Easy Tips For Growing Herbs

Growing herbs can be a frustrating business. It’s a bit like having a pet or a small child, in that they aren’t able to just tell you what they need – it’s on you to figure it out. Luckily, help is at hand! Without further ado, here are some of the best tips for growing herbs.

  • Drainage is the key. Whether you are growing your herbs inside in pots or outside in your garden, soil that stays wet is a big problem for herbs. For pots, put an inch layer of gravel in the bottom of them before adding your soil, and mix the soil with some compost or coarse sand to lighten it. For growing herbs outdoors, dig up the area where you want to plant them to a depth of 15-18 inches, then lay down three-inch layer of crushed rock. Again, use a lightened soil on top. A little limestone is also a good idea to ensure the soil is alkaline.
  • Fertilizer isn’t always necessary. Herbs don’t grow in high-quality fertilized soil in their native environments (usually the Mediterranean), and there is evidence that fertilized soil leads to herbs with more foliage but less flavor.
  • Sun. Ensure your herbs get full sun. Most herbs require direct sun during the day, so if you’re growing herbs outdoors ensure that they’re not going to be in the shade of a tree or your house. If you’re growing them indoors, put them on a windowsill facing the direction of the equator, and install a fluorescent ‘grow lamp’ for extra light during the winter.
  • Watering. Be careful with watering. Too much water can quickly kill a lot of herbs because roots will rot. To avoid this, don’t give herbs (particularly ones you keep indoors) so much water that their roots are left soggy. Try ‘watering’ them with a spray mister instead.
  • Pick leaves at the right time. How much flavor the leaves of your herbs have depends in part on when you pick them. For optimum flavor, pick them in the morning, after any dew has evaporated but before they’ve received a lot of direct sun.

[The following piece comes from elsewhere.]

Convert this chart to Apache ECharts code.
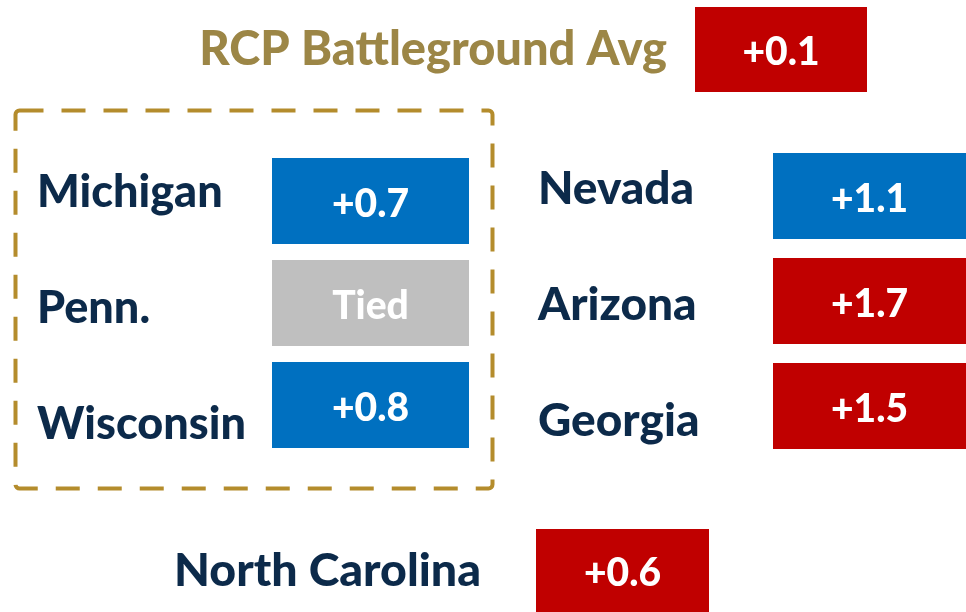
<!DOCTYPE html>
<html>
<head>
<meta charset="utf-8">
<script src="https://cdn.jsdelivr.net/npm/echarts@6/dist/echarts.min.js"></script>
<style>html,body{margin:0;padding:0;background:#fff}#main{width:966px;height:612px}</style>
</head>
<body>
<div id="main"></div>
<script>
var avgLabel = ['RCP Battleground Avg'];
var avgMargin = [0.1];
var avgParty = ['R'];

var leftStates = ['Michigan', 'Penn.', 'Wisconsin'];
var leftMargins = [0.7, 0, 0.8];
var leftParty = ['D', 'T', 'D'];

var rightStates = ['Nevada', 'Arizona', 'Georgia'];
var rightMargins = [1.1, 1.7, 1.5];
var rightParty = ['D', 'R', 'R'];

var ncState = ['North Carolina'];
var ncMargin = [0.6];
var ncParty = ['R'];

var partyColor = {D: '#0070C0', R: '#C00000', T: '#BFBFBF'};
var navy = '#0C2A4A';
var gold = '#9C8646';
var font = 'Lato';
var weight = 900;

var dom = document.getElementById('main');
var myChart = echarts.init(dom);

function rows(names, margins) {
    return names.map(function (n, i) { return [0, n, margins[i]]; });
}

function marginText(m) {
    return m === 0 ? 'Tied' : '+' + m.toFixed(1);
}

// box height in px (capped by the band), text nudged down a bit like the original
function boxItem(h, margins, party) {
    return function (params, api) {
        var k = params.dataIndex;
        var i = api.value(1);
        var p0 = api.coord([0, i]);
        var p1 = api.coord([1, i]);
        var band = api.size([0, 1])[1];
        var bh = Math.min(h, band);
        return {
            type: 'group',
            children: [{
                type: 'rect',
                shape: {x: p0[0], y: p0[1] - bh / 2, width: p1[0] - p0[0], height: bh},
                style: {fill: partyColor[party[k]]}
            }, {
                type: 'text',
                x: (p0[0] + p1[0]) / 2,
                y: p0[1] + 3,
                style: {
                    text: marginText(margins[k]),
                    fill: '#fff',
                    font: weight + ' 39px ' + font,
                    align: 'center',
                    verticalAlign: 'middle'
                }
            }]
        };
    };
}

var grids = [
    {left: 695, top: 7, width: 172, height: 85},        // avg box
    {left: 272, top: 150, width: 197, height: 306},     // left boxes
    {left: 272, top: 134.5, width: 197, height: 348},   // left labels
    {left: 773, top: 143.5, width: 193, height: 315},   // right boxes
    {left: 773, top: 131.5, width: 193, height: 348},   // right labels
    {left: 536, top: 529, width: 173, height: 83}       // north carolina
];

var yData = [avgLabel, leftStates, leftStates, rightStates, rightStates, ncState];

function labelStyle(show, color, margin, align, size) {
    return {
        show: show,
        color: color,
        fontFamily: font,
        fontWeight: weight,
        fontSize: size || 46,
        margin: margin,
        align: align
    };
}

var yLabels = [
    labelStyle(true, gold, 28, 'right', 47),
    labelStyle(false, navy, 0, 'left'),
    labelStyle(true, navy, 235, 'left', 45),
    labelStyle(false, navy, 0, 'left'),
    labelStyle(true, navy, 235, 'left', 46),
    labelStyle(true, navy, 55, 'right', 46.5)
];

option = {
    animation: false,
    backgroundColor: '#fff',
    grid: grids,
    xAxis: grids.map(function (g, i) {
        return {gridIndex: i, type: 'value', min: 0, max: 1, show: false};
    }),
    yAxis: grids.map(function (g, i) {
        return {
            gridIndex: i,
            type: 'category',
            inverse: true,
            data: yData[i],
            axisLine: {show: false},
            axisTick: {show: false},
            splitLine: {show: false},
            axisLabel: yLabels[i]
        };
    }),
    series: [
        {type: 'custom', xAxisIndex: 0, yAxisIndex: 0, renderItem: boxItem(86, avgMargin, avgParty), data: rows(avgLabel, avgMargin), encode: {x: 0, y: 1}},
        {type: 'custom', xAxisIndex: 1, yAxisIndex: 1, renderItem: boxItem(86, leftMargins, leftParty), data: rows(leftStates, leftMargins), encode: {x: 0, y: 1}},
        {type: 'custom', xAxisIndex: 3, yAxisIndex: 3, renderItem: boxItem(86, rightMargins, rightParty), data: rows(rightStates, rightMargins), encode: {x: 0, y: 1}},
        {type: 'custom', xAxisIndex: 5, yAxisIndex: 5, renderItem: boxItem(86, ncMargin, ncParty), data: rows(ncState, ncMargin), encode: {x: 0, y: 1}}
    ],
    graphic: [{
        type: 'rect',
        left: 13,
        top: 108,
        shape: {width: 477, height: 378, r: 4},
        style: {fill: 'none', stroke: '#B48C2C', lineWidth: 4, lineDash: [24, 18]}
    }]
};
myChart.setOption(option);
window.onresize = myChart.resize;
</script>
</body>
</html>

Note that you can pick herb leaves as soon as the plants are big enough that you’re not taking more than 1/3 of their foliage at a time, but take the lower and outer leaves first.
  • Know whether your herbs are annuals or perennials. Some herbs are annuals, meaning that they bloom for one season and then die. More herbs are perennials though, meaning that they can live through the winter and bloom again each year. Out of the popular culinary herbs, annuals include basil, dill and coriander. Perennials include fennel, chives, marjoram, tarragon, mint and thyme. Keep in mind when planting perennials that they may be around for a long time.

So with these tips now in your knowledge bank, get out there and begin reaping the benefits of healthy herbs.

Arthur McLay is a herb grower enthusiast and author of the book “The Secrets of Herb Growing”. If you want more tips for growing herbs, visit http://www.herbgrowingcenter.com.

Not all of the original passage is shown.